I have two DataFrames, A and B. A has a column which is "B_id", B has a "ID" column. However, many rows on A use the same "B_id" to determine data about that row which repeats. For example, A looks like this:
A:
ID Name (...) B_id
1 John ... 123
2 Emily ... 123
3 Erick ... 321
Where B could look like this:
B:
ID Model (...)
123 M1 ...
321 M2 ...
What I want is to create a new Dataframe combine and cross referencing the information from both DataFrames, where all columns for the corresponding B_id would be added to the row in A. The output would look like this:
Result:
ID Name (...) B_id Model (...)
1 John ... 123 M1 ...
2 Emily ... 123 M1 ...
3 Erick ... 321 M2 ...
I’ve tried with pd.merge with ‘left’ as how, but it returns a empty DataFrame.
>Solution :
You were almost there. What you need to do is specify the column on which to merge using the on parameter in pandas’ merge method (on=B_id). In order for this to work, you must first ensure that the column to join on shares the same name in both dataframes.
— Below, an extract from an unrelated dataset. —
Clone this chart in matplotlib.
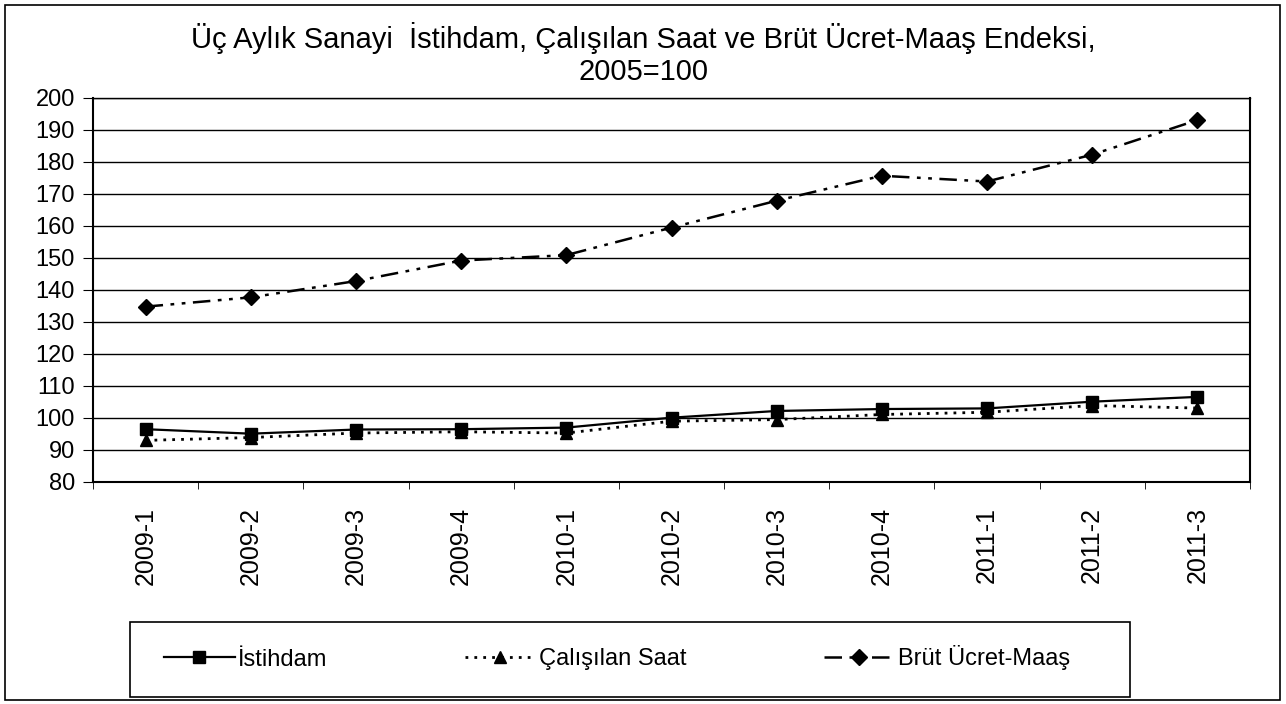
import matplotlib
matplotlib.use('Agg')
import matplotlib.pyplot as plt
from matplotlib.patches import Rectangle

plt.rcParams['font.family'] = ['Liberation Sans', 'DejaVu Sans']

# veriler
donemler = ['2009-1', '2009-2', '2009-3', '2009-4', '2010-1', '2010-2',
            '2010-3', '2010-4', '2011-1', '2011-2', '2011-3']
istihdam = [96.5, 95.1, 96.4, 96.5, 97.0, 100.1, 102.2, 102.8, 103.0, 105.1, 106.6]
calisilan_saat = [93.0, 93.9, 95.3, 95.7, 95.3, 99.0, 99.5, 101.1, 101.8, 103.9, 103.1]
brut_ucret = [134.8, 137.7, 142.8, 149.2, 150.9, 159.5, 167.9, 175.7, 173.9, 182.3, 193.1]

fig = plt.figure(figsize=(12.86, 7.04), dpi=100)
ax = fig.add_axes([93 / 1286, 1 - 482 / 704, (1250 - 93) / 1286, (482 - 98) / 704])

x = list(range(len(donemler)))
ax.plot(x, istihdam, color='black', lw=1.6, marker='s', ms=8, label='İstihdam')
ax.plot(x, calisilan_saat, color='black', lw=2, ls=(0, (1, 2.2)), marker='^', ms=9,
        label='Çalışılan Saat')
ax.plot(x, brut_ucret, color='black', lw=1.8, ls=(0, (7, 3, 1.5, 3, 1.5, 3)), marker='D', ms=8,
        label='Brüt Ücret-Maaş')

ax.set_xlim(-0.5, len(donemler) - 0.5)
ax.set_ylim(80, 200)
ax.set_yticks(range(80, 201, 10))
ax.yaxis.grid(True, color='black', lw=1)
ax.set_axisbelow(True)
ax.set_xticks(x)
ax.set_xticklabels(donemler, rotation=90, fontsize=18)
ax.set_xticks([i - 0.5 for i in range(len(donemler) + 1)], minor=True)
ax.tick_params(axis='x', which='major', length=0, pad=18)
ax.tick_params(axis='x', which='minor', length=5)
ax.tick_params(axis='y', labelsize=17, length=7, pad=6)
for s in ax.spines.values():
    s.set_linewidth(1.5)
ax.spines['top'].set_linewidth(1)

fig.text(0.5, 1 - 38 / 704, 'Üç Aylık Sanayi  İstihdam, Çalışılan Saat ve Brüt Ücret-Maaş Endeksi,',
         ha='center', va='center', fontsize=21)
fig.text(0.5, 1 - 72 / 704, '2005=100', ha='center', va='center', fontsize=21)

# legend kutusu
fig.patches.append(Rectangle((130 / 1286, 1 - 697 / 704), 1000 / 1286, 75 / 704,
                             transform=fig.transFigure, fill=False, edgecolor='black', lw=1.2))
fig.legend(loc='center', bbox_to_anchor=(617 / 1286, 1 - 658 / 704), ncol=3, frameon=False,
           fontsize=17, columnspacing=5.8, handlelength=3.0, handletextpad=0.15)

# dis cerceve
fig.patches.append(Rectangle((5 / 1286, 4 / 704), 1275 / 1286, 695 / 704,
                             transform=fig.transFigure, fill=False, edgecolor='black', lw=1.2))

plt.savefig('out.png', dpi=100)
You may either:
- rename column
IDtoB_idin the B dataframe:dfB.rename(columns={"ID": "B_id"} - or simply create a new column with that name:
dfB['B_id'] = dfB['ID'].
Here is a code example:
import pandas as pd
dfA = pd.DataFrame()
dfA['ID'] = [1, 2, 3]
dfA['Name'] = ['John', 'Emily', 'Erick']
dfA['B_id'] = [123, 123, 321]
dfB = pd.DataFrame()
dfB['ID'] = [123, 321]
dfB['Model'] = ['M1', 'M2']
dfB['B_id'] = dfB['ID']
pd.merge(df1,df2, on='B_id')
This returns:
ID_x Name B_id ID_y Model
0 1 John 123 123 M1
1 2 Emily 123 123 M1
2 3 Erick 321 321 M2